The essays originated as talks at the Brecht Forum/New York Marxist School; only the film review was added later. The talks, which were spread over three sessions in February 2001,* were largely organized by Mary Boger (from whose introductions our "Notes on Contributors" are taken). In some cases, the transcripts were revised by the authors; in others, they were edited by Liz Mestres and/or myself. Where the texts clearly refer to conditions that no longer obtain, this has been noted by means of bracketed insertions¾reflecting essentially the interim change of Israeli leadership (from Barak to Sharon) and the drastic escalation in the level of violence.

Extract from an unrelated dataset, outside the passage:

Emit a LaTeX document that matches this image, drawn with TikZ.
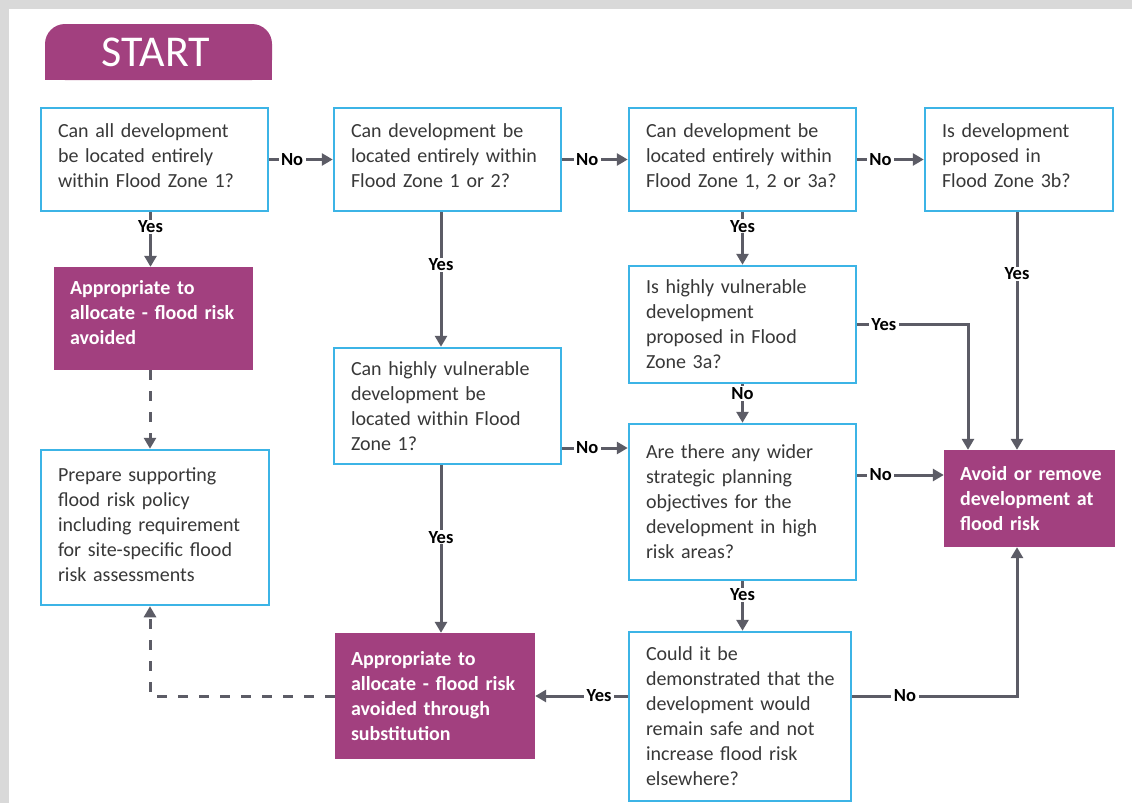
\documentclass[tikz,border=0pt]{standalone}
\usepackage{fontspec}
\setmainfont{Carlito}
\usetikzlibrary{arrows.meta,calc}
\definecolor{purp}{HTML}{A2407F}
\definecolor{boxblue}{HTML}{3CB4E6}
\definecolor{arrgray}{HTML}{5C5C66}
\definecolor{txtgray}{HTML}{383838}
\definecolor{bggray}{HTML}{D9D9D9}
\newcommand{\pushup}[1]{\rule[-#1]{0pt}{#1}}
\begin{document}
\begin{tikzpicture}[x=1pt,y=-1pt,
  qbox/.style={draw=boxblue, line width=2.5pt, fill=white, inner xsep=17pt, inner ysep=0pt,
    align=left, text=txtgray, font=\fontsize{20}{25}\selectfont},
  outbox/.style={fill=purp, inner xsep=16pt, inner ysep=0pt, align=left, text=white,
    font=\fontsize{20}{25}\selectfont\bfseries},
  arr/.style={draw=arrgray, line width=3pt, -{Triangle[length=11pt,width=12pt]}},
  darr/.style={arr, dash pattern=on 10pt off 11pt},
  lbl/.style={fill=white, inner xsep=2.5pt, inner ysep=1pt, font=\fontsize{18.5}{20}\selectfont\bfseries, text=black}
]
\useasboundingbox (0,0) rectangle (1132,803);
\fill[bggray] (0,0) rectangle (1132,803);
\fill[white] (9,9) rectangle (1132,803);

% START
\fill[purp, rounded corners=20pt] (45,24) rectangle (272,80);
\fill[purp] (45,50) rectangle (272,80);
\node[text=white, font=\fontsize{44}{48}\selectfont, inner sep=0pt] (start) at (156,52) {START};

% question boxes
\node[qbox, text width=193pt, minimum height=103pt] (A) at (154.5,159.5)
  {Can all development\\be located entirely\\within Flood Zone 1?\pushup{8pt}};
\node[qbox, text width=193pt, minimum height=103pt] (B) at (447.5,159.5)
  {Can development be\\\mbox{located entirely within}\\Flood Zone 1 or 2?\pushup{8pt}};
\node[qbox, text width=193pt, minimum height=103pt] (C) at (742.5,159.5)
  {Can development be\\\mbox{located entirely within}\\\mbox{Flood Zone 1, 2 or 3a?}\pushup{8pt}};
\node[qbox, text width=154pt, minimum height=103pt] (D) at (1019,159.5)
  {Is development\\proposed in\\Flood Zone 3b?\pushup{8pt}};
\node[qbox, text width=194pt, minimum height=155pt] (E) at (155,527.5)
  {Prepare supporting\\flood risk policy\\\mbox{including requirement}\\\mbox{for site-specific flood}\\risk assessments\pushup{6pt}};
\node[qbox, text width=193pt, minimum height=116pt] (F) at (447.5,406)
  {\mbox{Can highly vulnerable}\\development be\\located within Flood\\Zone 1?};
\node[qbox, text width=193pt, minimum height=117pt] (G) at (742.5,324.5)
  {Is highly vulnerable\\development\\proposed in Flood\\Zone 3a?};
\node[qbox, text width=193pt, minimum height=156pt] (H) at (742.5,502)
  {Are there any wider\\strategic planning\\objectives for the\\\mbox{development in high}\\risk areas?};
\node[qbox, text width=188pt, minimum height=169pt] (I) at (740,716.5)
  {Could it be\\\mbox{demonstrated that the}\\development would\\remain safe and not\\increase flood risk\\elsewhere?};

% outcome boxes
\node[outbox, text width=167pt, minimum height=103pt] (P1) at (153.5,318.5)
  {Appropriate to\\\mbox{allocate - flood risk}\\avoided\pushup{12pt}};
\node[outbox, text width=139pt, minimum height=97pt] (P2) at (1029.5,498.5)
  {\mbox{Avoid or remove}\\\mbox{development at}\\flood risk};
\node[outbox, text width=168pt, minimum height=126pt] (P3) at (435,696)
  {Appropriate to\\\mbox{allocate - flood risk}\\avoided through\\substitution};

% connectors
\draw[arr] (A.east) -- node[lbl, pos=0.36] {No} (B.west);
\draw[arr] (B.east) -- node[lbl, pos=0.38] {No} (C.west);
\draw[arr] (C.east) -- node[lbl, pos=0.35] {No} (D.west);
\draw[arr] ([xshift=-4pt]A.south) -- node[lbl, pos=0.27] {Yes} ([xshift=-4pt]A.south |- P1.north);
\draw[arr] ([xshift=-6.5pt]B.south) -- node[lbl, pos=0.39] {Yes} ([xshift=-6.5pt]B.south |- F.north);
\draw[arr] (C.south) -- node[lbl, pos=0.27] {Yes} (C.south |- G.north);
\draw[arr] ([xshift=-2pt]D.south) -- node[lbl, pos=0.26] {Yes} ([xshift=-2pt]D.south |- P2.north);
\draw[arr] (G.east) -| node[lbl, pos=0.12] {Yes} ([xshift=-61.5pt]P2.north);
\draw[arr] (G.south) -- node[lbl, pos=0.24] {No} (G.south |- H.north);
\draw[arr] ([yshift=-42pt]F.east) -- node[lbl, pos=0.38] {No} ([yshift=-42pt]F.east -| H.west);
\draw[arr] ([yshift=27pt]H.east) -- node[lbl, pos=0.27] {No} ([yshift=27pt]H.east -| P2.west);
\draw[arr] (H.south) -- node[lbl, pos=0.27] {Yes} (H.south |- I.north);
\draw[arr] ([xshift=-6.5pt]F.south) -- node[lbl, pos=0.43] {Yes} ([xshift=-6.5pt]F.south |- P3.north);
\draw[arr] (I.west |- P3.east) -- node[lbl, pos=0.31] {Yes} (P3.east);
\draw[arr] (I.east |- P3.east) -| node[lbl, pos=0.16] {No} ([xshift=-12.5pt]P2.south);
\draw[darr] ([xshift=-3.5pt]P1.south) -- ([xshift=-3.5pt]P1.south |- E.north);
\draw[darr] (P3.west) -| ([xshift=-5pt]E.south);
\end{tikzpicture}
\end{document}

While the essays add a crucial dimension to what is commonly made available in the U.S., their collection needs to be understood as part of an unresolved dialogue on the world stage, which may eventually require the participation of many beyond the immediately affected peoples. As Amira Sohl notes, the "right of return calls into question the foundation of the state of Israel." While the democratic credentials of any such religiously-grounded state may deserve to be thus questioned, this does not diminish the political challenge of working out an alternative that all the peoples in the region can live with.* The extraordinary complexity of this challenge is what may compel the involvement of others as well. We should hope that these "others" will not be confined to global and regional powers, but that they will come to include organized popular movements sensitive to the social implications of any course of action. V.W.